Furthermore, where actions have been undertaken without FPIC, the Declaration also affirms that Indigenous peoples have the right to redress for this violation of their human rights [See Articles 11.2; 28; 32.3].
Critically, the Declaration explicitly affirms the right of self-determination [preambular para. 17, Article 3]. This includes the right of Indigenous peoples to make their own decisions in respect to their lands, territories and resources and the practice of their cultures, traditions and systems of law and governance [e.g. Articles 4, 13, 14, 23, 26, 31, 32, 33, 35].
The Declaration affirms that States have a duty to “promote respect for and full application of the provisions of this Declaration and follow up [its] effectiveness” [Article 42]. Also, under the two international human rights Covenants, States have an affirmative legal obligation to “promote the realization of the right of self-determination, and … respect that right”.

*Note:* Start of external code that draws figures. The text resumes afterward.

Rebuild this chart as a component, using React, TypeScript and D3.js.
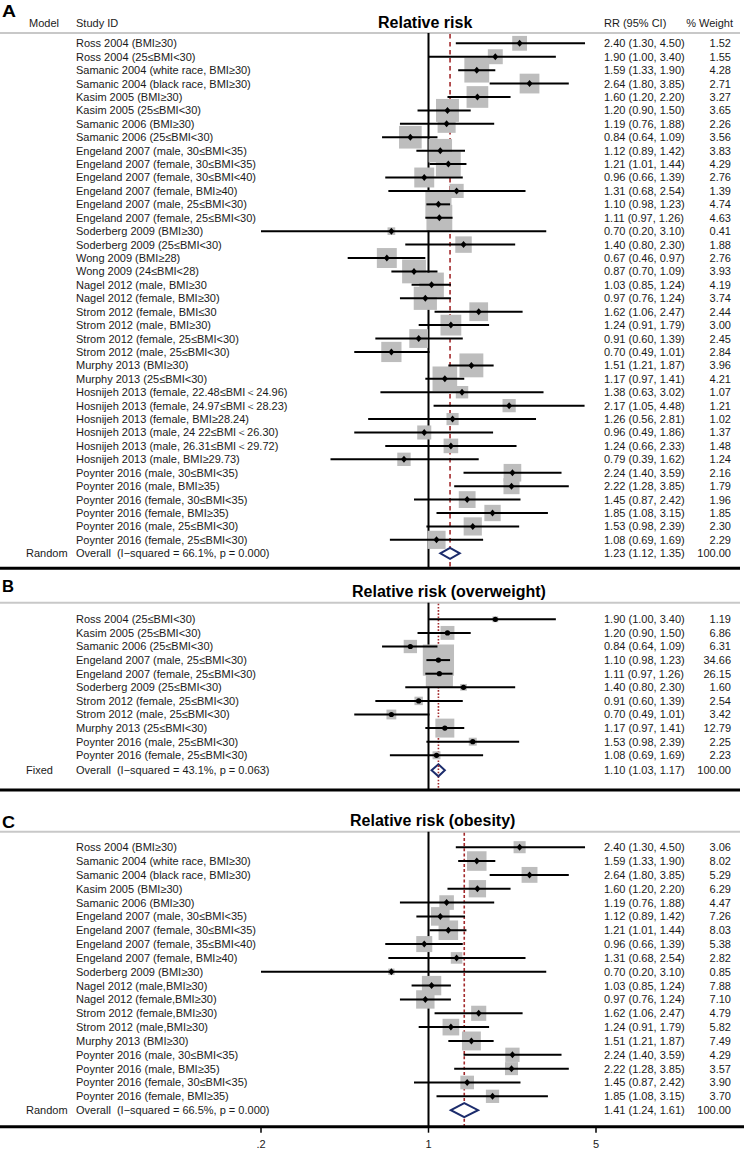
import React from 'react';
import * as d3 from 'd3';

// ---------- Panel A : all BMI categories ----------
const studiesA = [
  'Ross 2004 (BMI≥30)',
  'Ross 2004 (25≤BMI<30)',
  'Samanic 2004 (white race, BMI≥30)',
  'Samanic 2004 (black race, BMI≥30)',
  'Kasim 2005 (BMI≥30)',
  'Kasim 2005 (25≤BMI<30)',
  'Samanic 2006 (BMI≥30)',
  'Samanic 2006 (25≤BMI<30)',
  'Engeland 2007 (male, 30≤BMI<35)',
  'Engeland 2007 (female, 30≤BMI<35)',
  'Engeland 2007 (female, 30≤BMI<40)',
  'Engeland 2007 (female, BMI≥40)',
  'Engeland 2007 (male, 25≤BMI<30)',
  'Engeland 2007 (female, 25≤BMI<30)',
  'Soderberg 2009 (BMI≥30)',
  'Soderberg 2009 (25≤BMI<30)',
  'Wong 2009 (BMI≥28)',
  'Wong 2009 (24≤BMI<28)',
  'Nagel 2012 (male, BMI≥30',
  'Nagel 2012 (female, BMI≥30)',
  'Strom 2012 (female, BMI≤30',
  'Strom 2012 (male, BMI≥30)',
  'Strom 2012 (female, 25≤BMI<30)',
  'Strom 2012 (male, 25≤BMI<30)',
  'Murphy 2013 (BMI≥30)',
  'Murphy 2013 (25≤BMI<30)',
  'Hosnijeh 2013 (female, 22.48≤BMI＜24.96)',
  'Hosnijeh 2013 (female, 24.97≤BMI＜28.23)',
  'Hosnijeh 2013 (female, BMI≥28.24)',
  'Hosnijeh 2013 (male, 24 22≤BMI＜26.30)',
  'Hosnijeh 2013 (male, 26.31≤BMI＜29.72)',
  'Hosnijeh 2013 (male, BMI≥29.73)',
  'Poynter 2016 (male, 30≤BMI<35)',
  'Poynter 2016 (male, BMI≥35)',
  'Poynter 2016 (female, 30≤BMI<35)',
  'Poynter 2016 (female, BMI≥35)',
  'Poynter 2016 (male, 25≤BMI<30)',
  'Poynter 2016 (female, 25≤BMI<30)',
];
const rrA = [2.40, 1.90, 1.59, 2.64, 1.60, 1.20, 1.19, 0.84, 1.12, 1.21, 0.96, 1.31, 1.10, 1.11, 0.70, 1.40, 0.67, 0.87, 1.03, 0.97, 1.62, 1.24, 0.91, 0.70, 1.51, 1.17, 1.38, 2.17, 1.26, 0.96, 1.24, 0.79, 2.24, 2.22, 1.45, 1.85, 1.53, 1.08];
const lowA = [1.30, 1.00, 1.33, 1.80, 1.20, 0.90, 0.76, 0.64, 0.89, 1.01, 0.66, 0.68, 0.98, 0.97, 0.20, 0.80, 0.46, 0.70, 0.85, 0.76, 1.06, 0.91, 0.60, 0.49, 1.21, 0.97, 0.63, 1.05, 0.56, 0.49, 0.66, 0.39, 1.40, 1.28, 0.87, 1.08, 0.98, 0.69];
const highA = [4.50, 3.40, 1.90, 3.85, 2.20, 1.50, 1.88, 1.09, 1.42, 1.44, 1.39, 2.54, 1.23, 1.26, 3.10, 2.30, 0.97, 1.09, 1.24, 1.24, 2.47, 1.79, 1.39, 1.01, 1.87, 1.41, 3.02, 4.48, 2.81, 1.86, 2.33, 1.62, 3.59, 3.85, 2.42, 3.15, 2.39, 1.69];
const weightA = [1.52, 1.55, 4.28, 2.71, 3.27, 3.65, 2.26, 3.56, 3.83, 4.29, 2.76, 1.39, 4.74, 4.63, 0.41, 1.88, 2.76, 3.93, 4.19, 3.74, 2.44, 3.00, 2.45, 2.84, 3.96, 4.21, 1.07, 1.21, 1.02, 1.37, 1.48, 1.24, 2.16, 1.79, 1.96, 1.85, 2.30, 2.29];

// ---------- Panel B : overweight ----------
const studiesB = [
  'Ross 2004 (25≤BMI<30)',
  'Kasim 2005 (25≤BMI<30)',
  'Samanic 2006 (25≤BMI<30)',
  'Engeland 2007 (male, 25≤BMI<30)',
  'Engeland 2007 (female, 25≤BMI<30)',
  'Soderberg 2009 (25≤BMI<30)',
  'Strom 2012 (female, 25≤BMI<30)',
  'Strom 2012 (male, 25≤BMI<30)',
  'Murphy 2013 (25≤BMI<30)',
  'Poynter 2016 (male, 25≤BMI<30)',
  'Poynter 2016 (female, 25≤BMI<30)',
];
const rrB = [1.90, 1.20, 0.84, 1.10, 1.11, 1.40, 0.91, 0.70, 1.17, 1.53, 1.08];
const lowB = [1.00, 0.90, 0.64, 0.98, 0.97, 0.80, 0.60, 0.49, 0.97, 0.98, 0.69];
const highB = [3.40, 1.50, 1.09, 1.23, 1.26, 2.30, 1.39, 1.01, 1.41, 2.39, 1.69];
const weightB = [1.19, 6.86, 6.31, 34.66, 26.15, 1.60, 2.54, 3.42, 12.79, 2.25, 2.23];

// ---------- Panel C : obesity ----------
const studiesC = [
  'Ross 2004 (BMI≥30)',
  'Samanic 2004 (white race, BMI≥30)',
  'Samanic 2004 (black race, BMI≥30)',
  'Kasim 2005 (BMI≥30)',
  'Samanic 2006 (BMI≥30)',
  'Engeland 2007 (male, 30≤BMI<35)',
  'Engeland 2007 (female, 30≤BMI<35)',
  'Engeland 2007 (female, 35≤BMI<40)',
  'Engeland 2007 (female, BMI≥40)',
  'Soderberg 2009 (BMI≥30)',
  'Nagel 2012 (male,BMI≥30)',
  'Nagel 2012 (female,BMI≥30)',
  'Strom 2012 (female,BMI≥30)',
  'Strom 2012 (male,BMI≥30)',
  'Murphy 2013 (BMI≥30)',
  'Poynter 2016 (male, 30≤BMI<35)',
  'Poynter 2016 (male, BMI≥35)',
  'Poynter 2016 (female, 30≤BMI<35)',
  'Poynter 2016 (female, BMI≥35)',
];
const rrC = [2.40, 1.59, 2.64, 1.60, 1.19, 1.12, 1.21, 0.96, 1.31, 0.70, 1.03, 0.97, 1.62, 1.24, 1.51, 2.24, 2.22, 1.45, 1.85];
const lowC = [1.30, 1.33, 1.80, 1.20, 0.76, 0.89, 1.01, 0.66, 0.68, 0.20, 0.85, 0.76, 1.06, 0.91, 1.21, 1.40, 1.28, 0.87, 1.08];
const highC = [4.50, 1.90, 3.85, 2.20, 1.88, 1.42, 1.44, 1.39, 2.54, 3.10, 1.24, 1.24, 2.47, 1.79, 1.87, 3.59, 3.85, 2.42, 3.15];
const weightC = [3.06, 8.02, 5.29, 6.29, 4.47, 7.26, 8.03, 5.38, 2.82, 0.85, 7.88, 7.10, 4.79, 5.82, 7.49, 4.29, 3.57, 3.90, 3.70];

// ---------- Overall estimates ----------
const panelLetters = ['A', 'B', 'C'];
const panelTitles = ['Relative risk', 'Relative risk (overweight)', 'Relative risk (obesity)'];
const modelNames = ['Random', 'Fixed', 'Random'];
const overallText = [
  'Overall  (I−squared = 66.1%, p = 0.000)',
  'Overall  (I−squared = 43.1%, p = 0.063)',
  'Overall  (I−squared = 66.5%, p = 0.000)',
];
const overallRR = [1.23, 1.10, 1.41];
const overallLow = [1.12, 1.03, 1.24];
const overallHigh = [1.35, 1.17, 1.61];

const axisTicks = [0.2, 1, 5];
const axisTickLabels = ['.2', '1', '5'];

const FONT = 'Liberation Sans, Arial, Helvetica, sans-serif';
const TEXT = '#1a1a1a';
const BOX = '#bdbdbd';
const RED = '#a32a2c';
const NAVY = '#1c2c6c';

const x = d3.scaleLog().domain([0.2, 5]).range([261, 596]);

const layouts = [
  { letterY: 17, letterW: 14, titleX: 378, titleY: 28, lineY: 33, row0: 43.3, step: 13.42, overallY: 553.3, bottomY: 568.3, marker: 'diamond', boxK: 12, dash: '4.5,3.5', dH: 5.5 },
  { letterY: 592, letterW: 12, titleX: 352, titleY: 597, lineY: 602.7, row0: 619.3, step: 13.6, overallY: 770.3, bottomY: 790, marker: 'circle', boxK: 5.3, dash: '1.6,1.6', dH: 6 },
  { letterY: 828, letterW: 13, titleX: 350, titleY: 825.5, lineY: 831.7, row0: 847.2, step: 13.84, overallY: 1110.2, bottomY: 1126.7, marker: 'diamond', boxK: 6.9, dash: '3,2.2', dH: 7 },
];

function Panel({ idx, studies, rr, low, high, weight }: any) {
  const L = layouts[idx];
  const y = (i: number) => L.row0 + i * L.step;
  const ovX = x(overallRR[idx]);
  const diamond = [
    [x(overallLow[idx]), L.overallY],
    [ovX, L.overallY - L.dH],
    [x(overallHigh[idx]), L.overallY],
    [ovX, L.overallY + L.dH],
  ];
  return (
    <g>
      <text x={2} y={L.letterY} fontSize={17} fontWeight="bold" fill="#000" textLength={L.letterW} lengthAdjust="spacingAndGlyphs">{panelLetters[idx]}</text>
      <text x={L.titleX} y={L.titleY} fontSize={16} fontWeight="bold" fill="#000">{panelTitles[idx]}</text>
      {idx === 0 && (
        <g fontSize={11} fill={TEXT}>
          <text x={29} y={27}>Model</text>
          <text x={76} y={27}>Study ID</text>
          <text x={604} y={27}>RR (95% CI)</text>
          <text x={733} y={27} textAnchor="end">% Weight</text>
        </g>
      )}
      <line x1={0} x2={740} y1={L.lineY} y2={L.lineY} stroke="#c8c8c8" strokeWidth={2} />
      {/* reference line at RR = 1 */}
      <line x1={x(1)} x2={x(1)} y1={L.lineY} y2={L.bottomY} stroke="#000" strokeWidth={2} />
      {/* overall estimate line */}
      <line x1={ovX} x2={ovX} y1={L.lineY + 1} y2={L.bottomY} stroke={RED} strokeWidth={1.6} strokeDasharray={L.dash} />
      {/* boxes */}
      {rr.map((v: number, i: number) => {
        const s = L.boxK * Math.sqrt(weight[i]);
        return <rect key={'b' + i} x={x(v) - s / 2} y={y(i) - s / 2} width={s} height={s} fill={BOX} />;
      })}
      {/* CIs and points */}
      {rr.map((v: number, i: number) => (
        <g key={'c' + i}>
          <line x1={x(low[i])} x2={x(high[i])} y1={y(i)} y2={y(i)} stroke="#000" strokeWidth={2} />
          {L.marker === 'diamond' ? (
            <path d={`M${x(v) - 3},${y(i)}L${x(v)},${y(i) - 3.5}L${x(v) + 3},${y(i)}L${x(v)},${y(i) + 3.5}Z`} fill="#000" />
          ) : (
            <circle cx={x(v)} cy={y(i)} r={2.6} fill="#000" />
          )}
        </g>
      ))}
      <path d={d3.line()(diamond as any) + 'Z'} fill="#fff" stroke={NAVY} strokeWidth={2} />
      {idx === 1 && (
        <line x1={ovX} x2={ovX} y1={L.overallY - L.dH + 1} y2={L.overallY + L.dH - 1} stroke={RED} strokeWidth={1.6} strokeDasharray={L.dash} />
      )}
      {/* text columns */}
      <g fontSize={11} fill={TEXT}>
        {studies.map((s: string, i: number) => (
          <text key={'s' + i} x={76} y={y(i)} dy="0.36em">{s}</text>
        ))}
        {rr.map((v: number, i: number) => (
          <text key={'r' + i} x={604} y={y(i)} dy="0.36em">{`${v.toFixed(2)} (${low[i].toFixed(2)}, ${high[i].toFixed(2)})`}</text>
        ))}
        {weight.map((w: number, i: number) => (
          <text key={'w' + i} x={731} y={y(i)} dy="0.36em" textAnchor="end">{w.toFixed(2)}</text>
        ))}
        <text x={26} y={L.overallY} dy="0.36em">{modelNames[idx]}</text>
        <text x={76} y={L.overallY} dy="0.36em" style={{ whiteSpace: 'pre' }}>{overallText[idx]}</text>
        <text x={604} y={L.overallY} dy="0.36em">{`${overallRR[idx].toFixed(2)} (${overallLow[idx].toFixed(2)}, ${overallHigh[idx].toFixed(2)})`}</text>
        <text x={731} y={L.overallY} dy="0.36em" textAnchor="end">100.00</text>
      </g>
      {idx < 2 ? (
        <line x1={0} x2={740} y1={L.bottomY} y2={L.bottomY} stroke="#000" strokeWidth={3} />
      ) : (
        <g>
          <line x1={0} x2={744} y1={L.bottomY} y2={L.bottomY} stroke="#000" strokeWidth={3} />
          {axisTicks.map((t, i) => (
            <g key={'t' + i}>
              <line x1={x(t)} x2={x(t)} y1={L.bottomY} y2={L.bottomY + 6} stroke="#000" strokeWidth={1.5} />
              <text x={x(t)} y={1148} fontSize={11} textAnchor="middle" fill={TEXT}>{axisTickLabels[i]}</text>
            </g>
          ))}
        </g>
      )}
    </g>
  );
}

export default function App() {
  return (
    <svg width={744} height={1149} style={{ position: 'absolute', left: 0, top: 0, background: '#fff' }} fontFamily={FONT}>
      <rect width={744} height={1149} fill="#fff" />
      <Panel idx={0} studies={studiesA} rr={rrA} low={lowA} high={highA} weight={weightA} />
      <Panel idx={1} studies={studiesB} rr={rrB} low={lowB} high={highB} weight={weightB} />
      <Panel idx={2} studies={studiesC} rr={rrC} low={lowC} high={highC} weight={weightC} />
    </svg>
  );
}
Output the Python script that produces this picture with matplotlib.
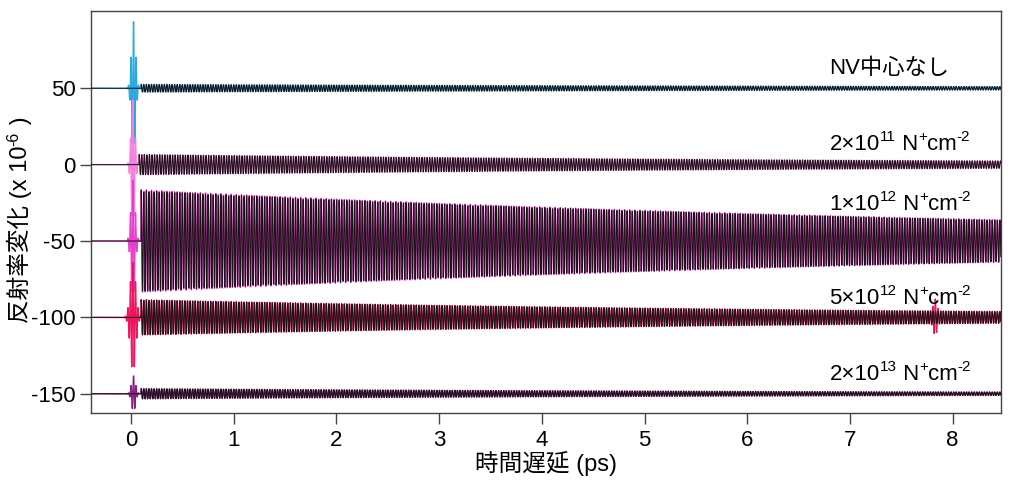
import numpy as np
import matplotlib
matplotlib.use("Agg")
import matplotlib.pyplot as plt
from matplotlib.transforms import IdentityTransform

plt.rcParams['font.family'] = ['Liberation Sans', 'Noto Sans CJK JP', 'DejaVu Sans']
plt.rcParams['axes.unicode_minus'] = False

# ---- data ----
# each label is a list of (text, is_superscript) pieces
labels = [[("NV中心なし", False)],
          [("2×10", False), ("11", True), (" N", False), ("+", True), ("cm", False), ("-2", True)],
          [("1×10", False), ("12", True), (" N", False), ("+", True), ("cm", False), ("-2", True)],
          [("5×10", False), ("12", True), (" N", False), ("+", True), ("cm", False), ("-2", True)],
          [("2×10", False), ("13", True), (" N", False), ("+", True), ("cm", False), ("-2", True)]]
offsets = [50, 0, -50, -100, -150]            # vertical offset (x10^-6)
fit_amp = [2.5, 6.6, 33.0, 11.4, 3.3]          # fitted amplitude at start
fit_tau = [10.2, 8.3, 9.5, 7.6, 7.6]           # decay time (ps)
fit_start = [0.10, 0.08, 0.10, 0.10, 0.10]     # start of fit (ps)
phonon_freq = 39.95                            # THz (cycles / ps)
burst_amp = [45.0, 42.0, 40.0, 36.0, 12.0]     # coherent artifact near t=0
burst_width = [0.028, 0.026, 0.028, 0.038, 0.028]
burst_center = [0.025, 0.02, 0.02, 0.02, 0.025]
raw_colors = ['#29abe2', '#f47fdc', '#e83ecb', '#f0145f', '#8c1a82']
glitch_trace = 3
glitch_time = 7.83
glitch_amp = 10.0
ylabel_parts = [("反射率変化 (x 10", False), ("-6", True), (" )", False)]
xlabel_text = "時間遅延 (ps)"

# ---- layout ----
label_x = 6.80
label_baseline = [59.5, 9.5, -30.0, -91.2, -141.2]
FS = 16
FS_SUP = 11
SUP_RAISE = 9  # pixels
FS_AXLABEL = 17
FS_AXSUP = 11.5

t = np.arange(-0.40, 8.50, 0.002)

fig = plt.figure(figsize=(10.10, 4.84), dpi=100)
ax = fig.add_axes([0.090, 0.147, 0.901, 0.830])

for i in range(5):
    osc = np.where(t >= fit_start[i],
                   fit_amp[i] * np.exp(-(t - fit_start[i]) / fit_tau[i])
                   * np.cos(2 * np.pi * phonon_freq * (t - fit_start[i])), 0.0)
    burst = burst_amp[i] * np.exp(-((t - burst_center[i]) / burst_width[i]) ** 2) \
        * np.cos(2 * np.pi * phonon_freq * (t - burst_center[i]))
    raw = offsets[i] + 1.02 * osc + burst
    if i == glitch_trace:
        raw = raw + glitch_amp * np.exp(-((t - glitch_time) / 0.025) ** 2) \
            * np.cos(2 * np.pi * phonon_freq * (t - glitch_time))
    ax.plot(t, raw, color=raw_colors[i], lw=1.0, zorder=2)
    ax.plot(t, offsets[i] + osc, color='#1c1418', lw=0.75, zorder=3)

ax.set_xlim(-0.39, 8.47)
ax.set_ylim(-162.5, 100.5)
ax.set_xticks(range(0, 9))
ax.set_yticks([50, 0, -50, -100, -150])
ax.tick_params(direction='out', length=8, width=1, labelsize=16, color='#444444', pad=3)
ax.tick_params(axis='x', pad=4)
for s in ax.spines.values():
    s.set_color('#444444')
    s.set_linewidth(1)
ax.set_xlabel(xlabel_text, fontsize=FS_AXLABEL, labelpad=0)

renderer = fig.canvas.get_renderer()


def rich_text(x0, y0, parts, rotated=False, fs_main=FS, fs_sup=FS_SUP):
    """Draw pieces with superscripts starting at display pixel (x0, y0) on baseline."""
    pos = 0.0
    for s, sup in parts:
        fs = fs_sup if sup else fs_main
        raise_px = SUP_RAISE if sup else 0
        if not rotated:
            txt = fig.text(x0 + pos, y0 + raise_px, s, fontsize=fs, ha='left',
                           va='baseline', transform=IdentityTransform())
            ext = txt.get_window_extent(renderer)
            pos += ext.width
        else:
            txt = fig.text(x0 - raise_px, y0 + pos, s, fontsize=fs, ha='left',
                           va='baseline', rotation=90, rotation_mode='anchor',
                           transform=IdentityTransform())
            ext = txt.get_window_extent(renderer)
            pos += ext.height


for i in range(5):
    px, py = ax.transData.transform((label_x, label_baseline[i]))
    rich_text(px, py, labels[i])

# y label (rotated, reading bottom to top)
rich_text(27, 484 - 323, ylabel_parts, rotated=True, fs_main=FS_AXLABEL, fs_sup=FS_AXSUP)

fig.savefig("out.png", dpi=100)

We also note that UN Treaty Bodies have repeatedly defined the consent of Indigenous peoples as a necessary precondition for all decisions potentially affecting their rights. The UN Human Rights Committee has contrasted free, prior and informed consent with “mere consultation”.
A decade before the adoption of the UN Declaration, the UN Committee on the Elimination of Racial Discrimination called on States to ensure that no decisions directly relating to the rights and interests of Indigenous peoples “are taken without their informed consent.”
Clearly, commitments to only “seek consent” are in conflict both with the Declaration and with a wider body of international law.
Canadian courts have usefully set out a number of elements of good faith consultation that unfortunately were not referenced in the Government of Canada’s submission to EMRIP. The Supreme Court of Canada has said that the duty to consult with Indigenous peoples, which exists whenever government contemplates any decision with the potential to impact rights asserted by Indigenous peoples, must be conducted with “the intention of substantially addressing the concerns” of Indigenous peoples.
There is no guarantee that this obligation to substantially address Indigenous peoples’ concerns will be fulfilled if States merely seek consent, but make no further commitment to address the concerns of Indigenous peoples. Furthermore, there is also precedent in Canadian domestic law that Indigenous peoples’ own plans and proposals must be given proper consideration in any meaningful consultation process, even if such plans and proposals would mean putting the plans of government and industry on hold or abandoning them altogether.
Finally, we also note that the minimum standard in the UN Declaration is not consultation, but consultation and cooperation [Article 38 and 43]. The term “cooperation” includes a consensual element. In addition, the last preambular paragraph in the Declaration proclaims the Declaration as a standard of achievement to be pursued “in a spirit of partnership and mutual respect”. Again, “partnership” includes a consensual element.